From the narrative, themes emerge: the successful efforts to achieve self-rule; the emergence in power of the ‘Big Men’ (often those who had led the fight for freedom); the same Big Men’s slide into corruption, the feathering of nests, and in some cases the near bankruptcy of the country as immense natural resources were plundered for personal gain. Tribal strife, religious conflict and the conduct of the cold war by proxy also contributed to the disorder and violence. These all exacerbated the effects of natural perils such as poverty, drought, famine and AIDS.

Unsurprisingly it is a bleak picture and Meredith pulls no punches apportioning blame; but he backs up his views with compelling evidence and mind-boggling statistics. Key events are related in fascinating detail and black & white photos are provided of the main protagonists, yet the broad sweep is never lost.

It may have been an ambitious project but it succeeds magnificently.

05 June 2015

The Banks of Certain Rivers – Jon Harrison

Neil Kazenzakis’s life is back in equilibrium. It has taken a few years for him and his son Chris to recover from the shock of losing their respective wife and mother. Wendy is not dead, nor missing, but is in a vegetative state following an accident, lying unresponsive in a long term care facility.

Neil teaches high school where Chris is in his final year and considering college options. Neil runs; Chris is keen on basketball; both like to sail on Lake Michigan adjacent to their house. They get on well but Neil has found a new love – Lauren – about whom he feels some guilt and so he is keeping it a secret, especially from Chris. He knows he should tell him soon – but why rock the boat just yet?

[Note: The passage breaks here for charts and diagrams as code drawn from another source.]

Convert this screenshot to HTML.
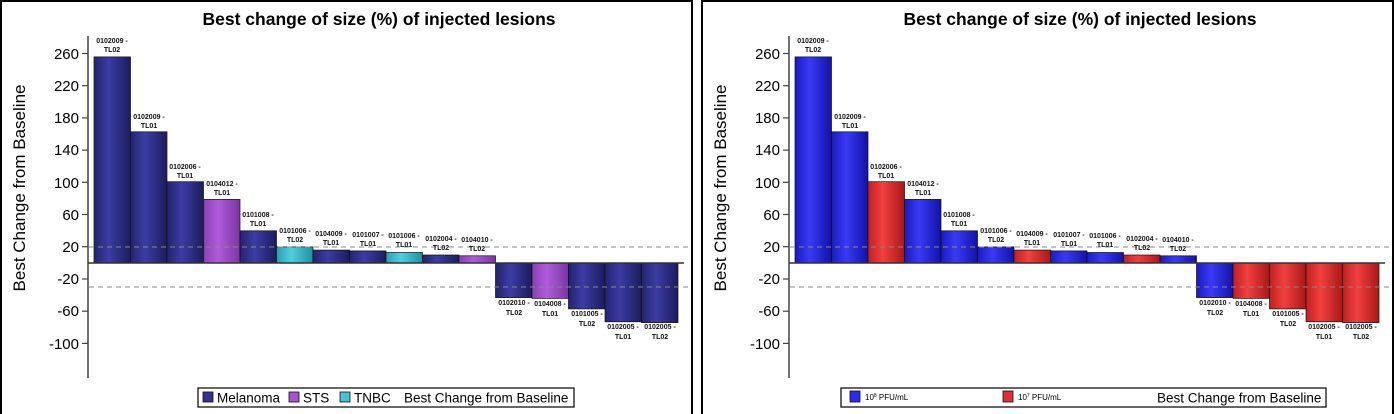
<!DOCTYPE html>
<html><head><meta charset="utf-8"><style>
html,body{margin:0;padding:0;background:#fff;}
svg{display:block;font-family:"Liberation Sans",Arial,sans-serif;}
.t{font-size:17.5px;font-weight:bold;text-anchor:middle;}
.tk{font-size:15px;text-anchor:end;}
.yl{font-size:17px;text-anchor:middle;}
.lb{font-size:7px;font-weight:bold;text-anchor:middle;fill:#111;}
.lg{font-size:13.5px;}
.sm{font-size:8px;}
</style></head><body>
<svg width="1394" height="414" viewBox="0 0 1394 414" xmlns="http://www.w3.org/2000/svg">
<defs>
<linearGradient id="gN" x1="0" x2="1" y1="0" y2="0"><stop offset="0" stop-color="#23236e"/><stop offset="0.4" stop-color="#3c3ca4"/><stop offset="1" stop-color="#1c1c5c"/></linearGradient>
<linearGradient id="gP" x1="0" x2="1" y1="0" y2="0"><stop offset="0" stop-color="#8a3fb2"/><stop offset="0.4" stop-color="#b05cdc"/><stop offset="1" stop-color="#7a35a0"/></linearGradient>
<linearGradient id="gC" x1="0" x2="1" y1="0" y2="0"><stop offset="0" stop-color="#2aa0b0"/><stop offset="0.4" stop-color="#4fd0e0"/><stop offset="1" stop-color="#2090a0"/></linearGradient>
<linearGradient id="gB" x1="0" x2="1" y1="0" y2="0"><stop offset="0" stop-color="#1a1ac0"/><stop offset="0.4" stop-color="#3a3af5"/><stop offset="1" stop-color="#1212a8"/></linearGradient>
<linearGradient id="gR" x1="0" x2="1" y1="0" y2="0"><stop offset="0" stop-color="#c02020"/><stop offset="0.4" stop-color="#f24040"/><stop offset="1" stop-color="#a81818"/></linearGradient>
</defs>
<rect x="1" y="1" width="691" height="420" fill="none" stroke="#000" stroke-width="2"/>
<rect x="702" y="1" width="691" height="420" fill="none" stroke="#000" stroke-width="2"/>

<!-- LEFT PANEL -->
<g>
<text class="t" x="379" y="25">Best change of size (%) of injected lesions</text>
<text class="yl" transform="translate(25,188) rotate(-90)">Best Change from Baseline</text>
<line x1="88" y1="36" x2="88" y2="378" stroke="#444" stroke-width="1.5"/>
<g stroke="#444" stroke-width="1.2">
<line x1="82" y1="53.5" x2="88" y2="53.5"/><line x1="82" y1="85.7" x2="88" y2="85.7"/><line x1="82" y1="117.9" x2="88" y2="117.9"/><line x1="82" y1="150.1" x2="88" y2="150.1"/><line x1="82" y1="182.3" x2="88" y2="182.3"/><line x1="82" y1="214.5" x2="88" y2="214.5"/><line x1="82" y1="246.7" x2="88" y2="246.7"/><line x1="82" y1="279" x2="88" y2="279"/><line x1="82" y1="311.2" x2="88" y2="311.2"/><line x1="82" y1="343.4" x2="88" y2="343.4"/>
</g>
<g class="tk">
<text x="79" y="59">260</text><text x="79" y="91">220</text><text x="79" y="123">180</text><text x="79" y="155">140</text><text x="79" y="188">100</text><text x="79" y="220">60</text><text x="79" y="252">20</text><text x="79" y="284">-20</text><text x="79" y="316">-60</text><text x="79" y="349">-100</text>
</g>
<g stroke="#111" stroke-width="0.7">
<rect x="94" y="56.9" width="36.5" height="206.1" fill="url(#gN)"/>
<rect x="130.5" y="131.8" width="36.5" height="131.2" fill="url(#gN)"/>
<rect x="167" y="181.7" width="36.5" height="81.3" fill="url(#gN)"/>
<rect x="203.5" y="199.4" width="36.5" height="63.6" fill="url(#gP)"/>
<rect x="240" y="230.8" width="36.5" height="32.2" fill="url(#gN)"/>
<rect x="276.5" y="246.9" width="36.5" height="16.1" fill="url(#gC)"/>
<rect x="313" y="250.1" width="36.5" height="12.9" fill="url(#gN)"/>
<rect x="349.5" y="250.9" width="36.5" height="12.1" fill="url(#gN)"/>
<rect x="386" y="252.5" width="36.5" height="10.5" fill="url(#gC)"/>
<rect x="422.5" y="255" width="36.5" height="8" fill="url(#gN)"/>
<rect x="459" y="255.8" width="36.5" height="7.2" fill="url(#gP)"/>
<rect x="495.5" y="263" width="36.5" height="34.6" fill="url(#gN)"/>
<rect x="532" y="263" width="36.5" height="35.4" fill="url(#gP)"/>
<rect x="568.5" y="263" width="36.5" height="45.9" fill="url(#gN)"/>
<rect x="605" y="263" width="36.5" height="58.8" fill="url(#gN)"/>
<rect x="641.5" y="263" width="36.5" height="59.6" fill="url(#gN)"/>
</g>
<line x1="88" y1="263" x2="684" y2="263" stroke="#333" stroke-width="1.5"/>
<line x1="89" y1="247" x2="690" y2="247" stroke="#888" stroke-width="1" stroke-dasharray="5,4"/>
<line x1="89" y1="287" x2="690" y2="287" stroke="#888" stroke-width="1" stroke-dasharray="5,4"/>
<g class="lb">
<text x="112" y="43">0102009 -</text><text x="112" y="52">TL02</text>
<text x="149" y="119">0102009 -</text><text x="149" y="128">TL01</text>
<text x="185" y="169">0102006 -</text><text x="185" y="178">TL01</text>
<text x="222" y="186">0104012 -</text><text x="222" y="195">TL01</text>
<text x="258" y="217">0101008 -</text><text x="258" y="226">TL01</text>
<text x="295" y="233">0101006 -</text><text x="295" y="242">TL02</text>
<text x="331" y="236">0104009 -</text><text x="331" y="245">TL01</text>
<text x="368" y="237">0101007 -</text><text x="368" y="246">TL01</text>
<text x="404" y="238">0101006 -</text><text x="404" y="247">TL01</text>
<text x="441" y="241">0102004 -</text><text x="441" y="250">TL02</text>
<text x="477" y="242">0104010 -</text><text x="477" y="251">TL02</text>
<text x="514" y="305">0102010 -</text><text x="514" y="315">TL02</text>
<text x="550" y="306">0104008 -</text><text x="550" y="316">TL01</text>
<text x="587" y="316">0101005 -</text><text x="587" y="326">TL02</text>
<text x="623" y="329">0102005 -</text><text x="623" y="339">TL01</text>
<text x="660" y="329">0102005 -</text><text x="660" y="339">TL02</text>
</g>
<rect x="198" y="388" width="376" height="19" fill="#fff" stroke="#000" stroke-width="1.2"/>
<rect x="203" y="392" width="10" height="10" fill="#33338e" stroke="#111" stroke-width="0.8"/>
<text class="lg" x="217" y="402.5">Melanoma</text>
<rect x="289" y="392" width="10" height="10" fill="#a553d0" stroke="#111" stroke-width="0.8"/>
<text class="lg" x="303" y="402.5">STS</text>
<rect x="340" y="392" width="10" height="10" fill="#45c3d3" stroke="#111" stroke-width="0.8"/>
<text class="lg" x="354" y="402.5">TNBC</text>
<text class="lg" x="404" y="402.5">Best Change from Baseline</text>
</g>

<!-- RIGHT PANEL -->
<g transform="translate(701,0)">
<text class="t" x="379" y="25">Best change of size (%) of injected lesions</text>
<text class="yl" transform="translate(25,188) rotate(-90)">Best Change from Baseline</text>
<line x1="88" y1="36" x2="88" y2="378" stroke="#444" stroke-width="1.5"/>
<g stroke="#444" stroke-width="1.2">
<line x1="82" y1="53.5" x2="88" y2="53.5"/><line x1="82" y1="85.7" x2="88" y2="85.7"/><line x1="82" y1="117.9" x2="88" y2="117.9"/><line x1="82" y1="150.1" x2="88" y2="150.1"/><line x1="82" y1="182.3" x2="88" y2="182.3"/><line x1="82" y1="214.5" x2="88" y2="214.5"/><line x1="82" y1="246.7" x2="88" y2="246.7"/><line x1="82" y1="279" x2="88" y2="279"/><line x1="82" y1="311.2" x2="88" y2="311.2"/><line x1="82" y1="343.4" x2="88" y2="343.4"/>
</g>
<g class="tk">
<text x="79" y="59">260</text><text x="79" y="91">220</text><text x="79" y="123">180</text><text x="79" y="155">140</text><text x="79" y="188">100</text><text x="79" y="220">60</text><text x="79" y="252">20</text><text x="79" y="284">-20</text><text x="79" y="316">-60</text><text x="79" y="349">-100</text>
</g>
<g stroke="#111" stroke-width="0.7">
<rect x="94" y="56.9" width="36.5" height="206.1" fill="url(#gB)"/>
<rect x="130.5" y="131.8" width="36.5" height="131.2" fill="url(#gB)"/>
<rect x="167" y="181.7" width="36.5" height="81.3" fill="url(#gR)"/>
<rect x="203.5" y="199.4" width="36.5" height="63.6" fill="url(#gB)"/>
<rect x="240" y="230.8" width="36.5" height="32.2" fill="url(#gB)"/>
<rect x="276.5" y="246.9" width="36.5" height="16.1" fill="url(#gB)"/>
<rect x="313" y="250.1" width="36.5" height="12.9" fill="url(#gR)"/>
<rect x="349.5" y="250.9" width="36.5" height="12.1" fill="url(#gB)"/>
<rect x="386" y="252.5" width="36.5" height="10.5" fill="url(#gB)"/>
<rect x="422.5" y="255" width="36.5" height="8" fill="url(#gR)"/>
<rect x="459" y="255.8" width="36.5" height="7.2" fill="url(#gB)"/>
<rect x="495.5" y="263" width="36.5" height="34.6" fill="url(#gB)"/>
<rect x="532" y="263" width="36.5" height="35.4" fill="url(#gR)"/>
<rect x="568.5" y="263" width="36.5" height="45.9" fill="url(#gR)"/>
<rect x="605" y="263" width="36.5" height="58.8" fill="url(#gR)"/>
<rect x="641.5" y="263" width="36.5" height="59.6" fill="url(#gR)"/>
</g>
<line x1="88" y1="263" x2="684" y2="263" stroke="#333" stroke-width="1.5"/>
<line x1="89" y1="247" x2="690" y2="247" stroke="#888" stroke-width="1" stroke-dasharray="5,4"/>
<line x1="89" y1="287" x2="690" y2="287" stroke="#888" stroke-width="1" stroke-dasharray="5,4"/>
<g class="lb">
<text x="112" y="43">0102009 -</text><text x="112" y="52">TL02</text>
<text x="149" y="119">0102009 -</text><text x="149" y="128">TL01</text>
<text x="185" y="169">0102006 -</text><text x="185" y="178">TL01</text>
<text x="222" y="186">0104012 -</text><text x="222" y="195">TL01</text>
<text x="258" y="217">0101008 -</text><text x="258" y="226">TL01</text>
<text x="295" y="233">0101006 -</text><text x="295" y="242">TL02</text>
<text x="331" y="236">0104009 -</text><text x="331" y="245">TL01</text>
<text x="368" y="237">0101007 -</text><text x="368" y="246">TL01</text>
<text x="404" y="238">0101006 -</text><text x="404" y="247">TL01</text>
<text x="441" y="241">0102004 -</text><text x="441" y="250">TL02</text>
<text x="477" y="242">0104010 -</text><text x="477" y="251">TL02</text>
<text x="514" y="305">0102010 -</text><text x="514" y="315">TL02</text>
<text x="550" y="306">0104008 -</text><text x="550" y="316">TL01</text>
<text x="587" y="316">0101005 -</text><text x="587" y="326">TL02</text>
<text x="623" y="329">0102005 -</text><text x="623" y="339">TL01</text>
<text x="660" y="329">0102005 -</text><text x="660" y="339">TL02</text>
</g>
<rect x="140" y="388" width="485" height="19" fill="#fff" stroke="#000" stroke-width="1.2"/>
<rect x="149" y="391" width="10" height="11" fill="#2a2aee" stroke="#111" stroke-width="0.8"/>
<text class="sm" x="164" y="400">10<tspan font-size="5" dy="-3">8</tspan><tspan dy="3"> PFU/mL</tspan></text>
<rect x="302" y="391" width="10" height="11" fill="#e03030" stroke="#111" stroke-width="0.8"/>
<text class="sm" x="317" y="400">10<tspan font-size="5" dy="-3">7</tspan><tspan dy="3"> PFU/mL</tspan></text>
<text class="lg" x="456" y="402.5">Best Change from Baseline</text>
</g>
</svg>
</body></html>
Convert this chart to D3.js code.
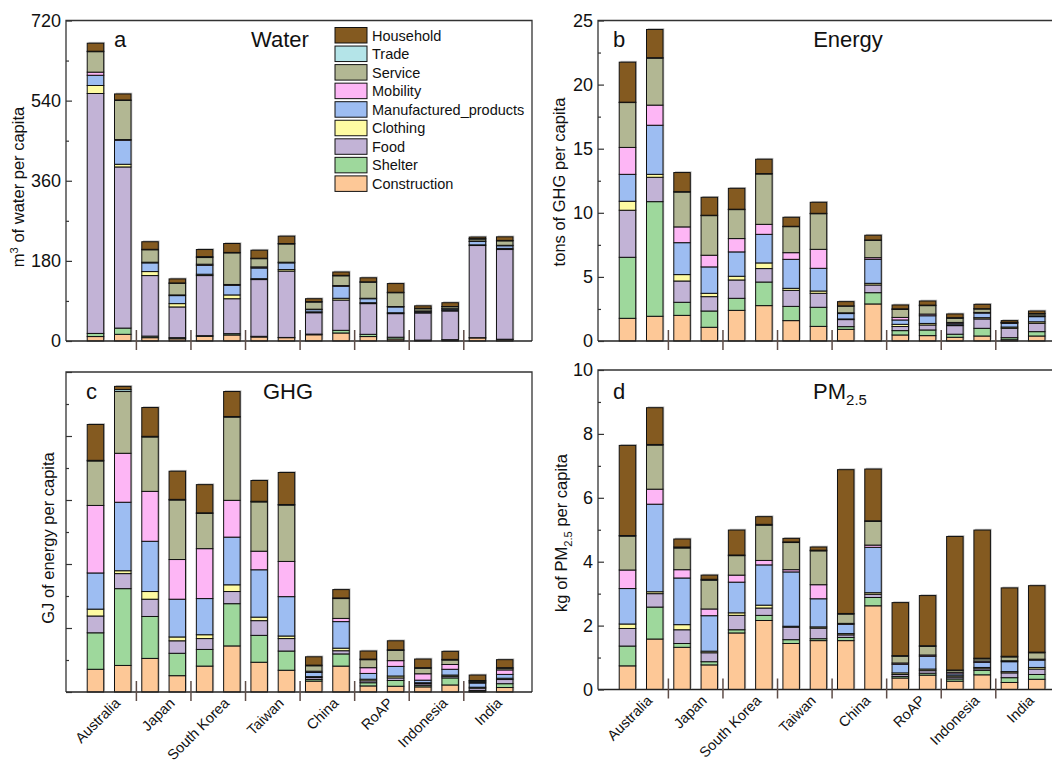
<!DOCTYPE html>
<html><head><meta charset="utf-8">
<script src="https://cdn.jsdelivr.net/npm/d3@7"></script>
<style>body{margin:0;background:#fff}svg{display:block}</style>
</head><body>
<svg id="chart" width="1052" height="764"></svg>
<script>
// ---------------- DATA ----------------
const categories = ["Australia","Japan","South Korea","Taiwan","China","RoAP","Indonesia","India"];
// stack order bottom -> top
const sectors = ["Construction","Shelter","Food","Clothing","Manufactured_products","Mobility","Service","Trade","Household"];
const sectorColors = ["#fdc897","#9ed89c","#c2b3d6","#fefba2","#9dbdf2","#fdb6f5","#b2b793","#b4e4e8","#845a20"];

// each row = one bar (two bars per category), columns follow `sectors`
const waterBars = [
  [10,7,539,18,23,7,46,1,18],
  [15,14,362,6,54,1.5,88,1,13.5],
  [7.5,3.5,136,9,19.5,1.5,28,1,17],
  [5,2.5,69,7.5,18,1.5,26,1,9],
  [10.5,1.5,135,3,20,2.5,15,2,16],
  [13.5,3,78.5,8.5,21.5,2,71,1,20],
  [9,1.5,127.5,2,24,2.5,18.5,1,18],
  [7.5,0.5,149,3.5,15,1.5,41,1,16.5],
  [14,1.5,48,2,5,1,16,1,6.5],
  [18,6,68,4,27,1.5,22,1,7.5],
  [10,5,69,2,9,1,36,1,9],
  [4.5,4,53,2,13,1,31,1,19.5],
  [1,1,61,1.5,2.5,0.5,5,1,5.5],
  [2,1,64.5,1.5,3,0.5,4.5,0.5,8.5],
  [7,0.5,207,1.5,7.5,1,4.5,1,3.5],
  [3,1,201.5,2.5,6,1,10,1,8]
];
const energyBars = [
  [1.77,4.76,3.67,0.7,2.1,2.1,3.5,0.03,3.12],
  [1.93,8.94,1.9,0.23,3.83,1.57,3.66,0.04,2.2],
  [2.0,1.02,1.66,0.5,2.49,1.23,2.72,0.03,1.49],
  [1.07,1.27,1.12,0.26,2.06,0.91,3.09,0.03,1.4],
  [2.39,0.94,1.43,0.29,1.9,1.04,2.26,0.03,1.63],
  [2.76,1.84,1.05,0.44,2.23,0.78,3.93,0.03,1.12],
  [1.59,1.11,1.25,0.16,2.26,0.52,2.03,0.03,0.7],
  [1.14,1.49,1.09,0.18,1.77,1.48,2.78,0.03,0.86],
  [0.91,0.21,0.55,0.05,0.42,0.06,0.52,0.02,0.33],
  [2.89,0.88,0.6,0.13,1.87,0.13,1.35,0.03,0.37],
  [0.47,0.34,0.32,0.17,0.34,0.2,0.62,0.05,0.3],
  [0.42,0.44,0.39,0.12,0.6,0.13,0.66,0.04,0.32],
  [0.29,0.24,0.67,0.05,0.1,0.1,0.32,0.05,0.29],
  [0.39,0.6,0.73,0.1,0.36,0.05,0.27,0.02,0.34],
  [0.1,0.16,0.73,0.1,0.29,0.03,0.04,0.01,0.13],
  [0.39,0.34,0.65,0.12,0.4,0.06,0.15,0.04,0.19]
];
const ghgBars = [
  [0.71,1.14,0.525,0.215,1.13,2.11,1.39,0.02,1.12],
  [0.83,2.4,0.47,0.09,2.14,1.53,1.93,0.06,0.1],
  [1.05,1.31,0.54,0.24,1.57,1.56,1.7,0.02,0.9],
  [0.51,0.7,0.39,0.12,1.18,1.24,1.86,0.02,0.88],
  [0.81,0.52,0.34,0.12,1.13,1.56,1.1,0.02,0.88],
  [1.44,1.32,0.38,0.21,1.49,1.15,2.6,0.02,0.78],
  [0.93,0.84,0.46,0.11,1.48,0.58,1.54,0.02,0.65],
  [0.68,0.6,0.39,0.08,1.23,1.1,1.76,0.02,1.0],
  [0.34,0.05,0.06,0.03,0.13,0.04,0.17,0.02,0.26],
  [0.81,0.38,0.1,0.08,0.83,0.1,0.62,0.02,0.26],
  [0.19,0.1,0.06,0.05,0.18,0.18,0.25,0.02,0.25],
  [0.18,0.18,0.08,0.06,0.3,0.18,0.32,0.02,0.28],
  [0.16,0.05,0.05,0.03,0.08,0.2,0.17,0.02,0.27],
  [0.22,0.22,0.05,0.04,0.18,0.15,0.14,0.02,0.25],
  [0.02,0.03,0.07,0.03,0.13,0.03,0.03,0.02,0.17],
  [0.14,0.12,0.13,0.04,0.12,0.14,0.05,0.02,0.25]
];
const pmBars = [
  [0.74,0.62,0.55,0.14,1.11,0.58,1.06,0.02,2.82],
  [1.58,1.0,0.42,0.06,2.74,0.47,1.38,0.02,1.15],
  [1.32,0.12,0.43,0.16,1.46,0.26,0.68,0.03,0.25],
  [0.77,0.1,0.28,0.05,1.11,0.21,0.9,0.03,0.13],
  [1.77,0.1,0.45,0.08,0.96,0.22,0.61,0.02,0.78],
  [2.16,0.16,0.23,0.09,1.26,0.14,1.1,0.03,0.24],
  [1.44,0.12,0.39,0.03,1.7,0.07,0.85,0.02,0.11],
  [1.53,0.06,0.33,0.04,0.88,0.44,1.06,0.02,0.1],
  [1.53,0.1,0.08,0.04,0.29,0.03,0.29,0.02,4.5],
  [2.62,0.26,0.1,0.05,1.42,0.07,0.74,0.02,1.62],
  [0.36,0.05,0.06,0.05,0.27,0.04,0.21,0.02,1.66],
  [0.45,0.06,0.08,0.05,0.4,0.04,0.27,0.02,1.57],
  [0.26,0.07,0.06,0.04,0.06,0.05,0.06,0.01,4.18],
  [0.46,0.14,0.05,0.04,0.16,0.04,0.07,0.02,4.01],
  [0.22,0.15,0.15,0.04,0.31,0.03,0.12,0.02,2.14],
  [0.32,0.15,0.17,0.05,0.23,0.03,0.2,0.02,2.08]
];
const waterTicks = [0,180,360,540,720];
const energyTicks = [0,5,10,15,20,25];
const ghgTicks = [0,2,4,6,8,10];
const pmTicks = [0,2,4,6,8,10];

// ---------------- LAYOUT ----------------
const FONT = "'Liberation Sans', Arial, Helvetica, sans-serif";
const svg = d3.select("#chart").style("font-family", FONT);
const color = d3.scaleOrdinal().domain(sectors).range(sectorColors);

const panels = [
  {letter:"a", title:[["Water"]], data:waterBars, ticks:waterTicks, max:720, left:66, top:20.5, bottom:341,
   tickLabels:true, xLabels:false, ylab:[["m"],["3","sup"],[" of water per capita"]], ylx:24, yly:187, titleX:280, letterX:114, baseY:47, legend:true},
  {letter:"b", title:[["Energy"]], data:energyBars, ticks:energyTicks, max:25, left:598, top:20.5, bottom:341,
   tickLabels:true, xLabels:false, ylab:[["tons of GHG per capita"]], ylx:565, yly:182, titleX:848, letterX:613, baseY:47},
  {letter:"c", title:[["GHG"]], data:ghgBars, ticks:ghgTicks, max:10, left:66, top:372, bottom:692,
   tickLabels:false, xLabels:true, ylab:[["GJ of energy per capita"]], ylx:54, yly:538, titleX:288, letterX:86, baseY:399},
  {letter:"d", title:[["PM"],["2.5","sub"]], data:pmBars, ticks:pmTicks, max:10, left:598, top:370, bottom:689.5,
   tickLabels:true, xLabels:true, ylab:[["kg of PM"],["2.5","sub"],[" per capita"]], ylx:567, yly:533, titleX:840, letterX:613, baseY:399}
];

function richText(sel, parts, size){
  parts.forEach((p,i)=>{
    const t = sel.append("tspan").text(p[0]);
    if(p[1]==="sub"){ t.attr("font-size", size*0.68).attr("dy", size*0.28); }
    else if(p[1]==="sup"){ t.attr("font-size", size*0.68).attr("dy", -size*0.38); }
    else if(i>0){
      const prev = parts[i-1];
      if(prev[1]==="sub") t.attr("dy", -size*0.28);
      if(prev[1]==="sup") t.attr("dy", size*0.38);
    }
  });
}

const PLOT_W = 466;
const BAR_W = 16.5;
const axisColor = "#333";

panels.forEach(P=>{
  const g = svg.append("g");
  const x = d3.scaleLinear().domain([-1.08, 16]).range([P.left, P.left + PLOT_W]);
  const y = d3.scaleLinear().domain([0, P.max]).range([P.bottom, P.top]);

  const rows = P.data.map((r,i)=>{ const o={idx:i}; sectors.forEach((s,k)=>o[s]=r[k]); return o; });
  const stack = d3.stack().keys(sectors)(rows);
  const total = d=>d3.sum(sectors, s=>d[s]);

  // subtle shadow behind each bar
  g.append("g").selectAll("rect").data(rows).join("rect")
    .attr("x", d=>x(d.idx)-BAR_W/2+1.3)
    .attr("y", d=>y(total(d))-1.3)
    .attr("width", BAR_W)
    .attr("height", d=>y(0)-y(total(d)))
    .attr("fill", "#8a8a8a").attr("opacity", 0.55);

  g.append("g").selectAll("g").data(stack).join("g")
    .attr("fill", d=>color(d.key))
    .selectAll("rect").data(d=>d).join("rect")
      .attr("x", d=>x(d.data.idx)-BAR_W/2)
      .attr("y", d=>y(d[1]))
      .attr("width", BAR_W)
      .attr("height", d=>Math.max(0, y(d[0])-y(d[1])))
      .attr("stroke", "#111").attr("stroke-width", 1);

  // frame
  const right = P.left + PLOT_W;
  g.append("path")
    .attr("d", `M${P.left},${P.bottom}V${P.top}H${right}V${P.bottom}`)
    .attr("fill","none").attr("stroke", axisColor).attr("stroke-width", 1.3);
  g.append("line").attr("x1",P.left).attr("x2",right).attr("y1",P.bottom).attr("y2",P.bottom)
    .attr("stroke", "#222").attr("stroke-width", 1.3);

  // y axis major (inward) + minor ticks
  const major = d3.axisLeft(y).tickValues(P.ticks).tickSizeInner(-6).tickSizeOuter(0).tickPadding(5)
    .tickFormat(P.tickLabels ? d3.format("d") : "");
  const ax = g.append("g").attr("transform", `translate(${P.left},0)`).call(major);
  ax.select(".domain").remove();
  ax.selectAll(".tick line").attr("stroke", axisColor).attr("stroke-width", 1.2);
  ax.selectAll(".tick text").attr("font-size", 18).attr("fill","#111").attr("font-family", FONT);
  const step = P.ticks[1]-P.ticks[0];
  const minorVals = P.ticks.slice(0,-1).map(t=>t+step/2);
  const minor = d3.axisLeft(y).tickValues(minorVals).tickSizeInner(-3).tickSizeOuter(0).tickFormat("");
  const mx = g.append("g").attr("transform", `translate(${P.left},0)`).call(minor);
  mx.select(".domain").remove();
  mx.selectAll(".tick line").attr("stroke", axisColor).attr("stroke-width", 1.2);

  // group separators crossing the x axis
  const seps = d3.range(1,8).map(k=>2*k-0.5);
  g.append("g").selectAll("line").data(seps).join("line")
    .attr("x1", d=>x(d)).attr("x2", d=>x(d))
    .attr("y1", P.bottom-11).attr("y2", P.bottom+9)
    .attr("stroke", "#5e4d48").attr("stroke-width", 1.5);

  // category labels
  if(P.xLabels){
    g.append("g").selectAll("text").data(categories).join("text")
      .attr("transform", (d,i)=>`translate(${x(2*i+0.5)+12},${P.bottom+12}) rotate(-45)`)
      .attr("text-anchor","end").attr("font-size", 14.5).attr("fill","#111")
      .text(d=>d);
  }

  // y label
  const yl = g.append("text")
    .attr("transform", `translate(${P.ylx},${P.yly}) rotate(-90)`)
    .attr("text-anchor","middle").attr("font-size", 16.5).attr("fill","#111");
  richText(yl, P.ylab, 16.5);

  // panel letter & title
  g.append("text").attr("x", P.letterX).attr("y", P.baseY).attr("font-size", 22).attr("fill","#111").text(P.letter);
  const tt = g.append("text").attr("x", P.titleX).attr("y", P.baseY).attr("text-anchor","middle")
    .attr("font-size", 22).attr("fill","#111");
  richText(tt, P.title, 22);

  // legend
  if(P.legend){
    const legendOrder = sectors.slice().reverse();
    const lg = g.append("g").attr("transform","translate(335,27.5)");
    const items = lg.selectAll("g").data(legendOrder).join("g")
      .attr("transform", (d,i)=>`translate(0,${i*18.55})`);
    items.append("rect").attr("width", 32).attr("height", 15.5)
      .attr("fill", d=>color(d)).attr("stroke","#111").attr("stroke-width",1);
    items.append("text").attr("x", 37).attr("y", 13).attr("font-size", 14.5).attr("fill","#111").text(d=>d);
  }
});
</script>
</body></html>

To extend the metaphor, the boat gets rocked for him: relations with Lauren take an unexpected turn; and his intervention to break up a fight on campus gets misrepresented with potentially serious repercussions. If he loses his job he loses his health insurance that is funding Wendy’s care. Under these pressures even the father son bond begins to crack.

In classic style the present day events are interspersed with Neil’s memories – courtship, marriage, family life, the accident and the aftermath. And while the first half of the book is fairly bland fair-weather stuff, the second half is stormy weather with drama and tension.

Apart from the engaging storyline the book has plenty to say about secrets and lies, trust and betrayal, mistakes and forgiveness, and fathers and sons, providing a decent read for 99p on kindle.